For the most part, however, and despite the scale of investment, linkages between Chinese investment and local economies remains weak.
Third, African countries could negotiate better terms with Chinese investors, including quality control and better linkages with local economies. African governments could urge China to improve market access for African goods overseas, for example in trade fora such as the World Trade Organization. The IMF estimates the average import tariff faced by low-income countries in Africa in the BRICS at 13 percent – around three times the level in the United States and the European Union (which also operate a range of non-tariff barriers).

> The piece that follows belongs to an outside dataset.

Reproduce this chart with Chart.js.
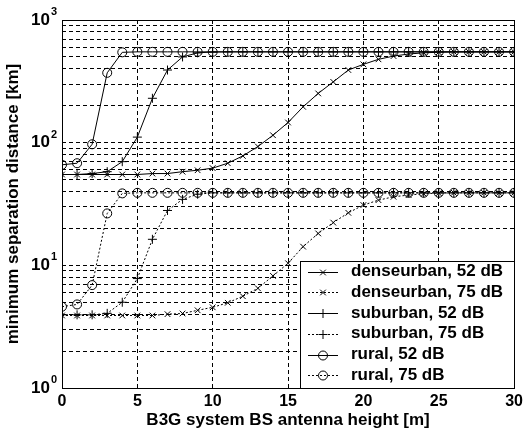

On quality, observers describe shoddy workmanship in a range of Chinese investments from crumbling walls in a Chinese-built hospital in Angola, enormous potholes in Ghanaian and Zambian roads, and a leaking roof in the African Union’s new $ 200 million headquarters opened in January.
Fairly or unfairly, many in Africa complain that Chinese projects do not employ enough Africans or do enough to transfer skills and technology. The reality is that this will vary from project to project. When a country is emerging from a decade or two of civil war, its labor force may not have sufficient capacity to work on technical projects. But at the Africa Progress Panel we view job creation as a priority issue for Africa’s development. Skills development has a major role to play in this respect.
And when Africans are employed, working conditions are sometimes substandard. Human Rights Watch reports dangerous work conditions in Zambian mines. And pay disputes at a copper mine also in Zambia led to two Chinese managers shooting at miners in 2010, then the death of a Chinese manager this August.
Fifth, Africa could keep working to make itself as attractive a business environment as possible. At the Africa Progress Panel, we consider further regional economic integration to be a priority. Africa’s population will one day represent the world’s largest consumer market. If they can get increased market access by investing in a single country, Chinese businesses will want to invest much more.
Analysts see more Chinese businesses coming to Africa, meaning that the Africa-China relationship is diversifying away from simply government-to-government relationships. This makes it harder to characterize the relationship as either good or bad. However we view it, China’s growing presence in Africa is part of a rapidly changing reality that presents enormous opportunity.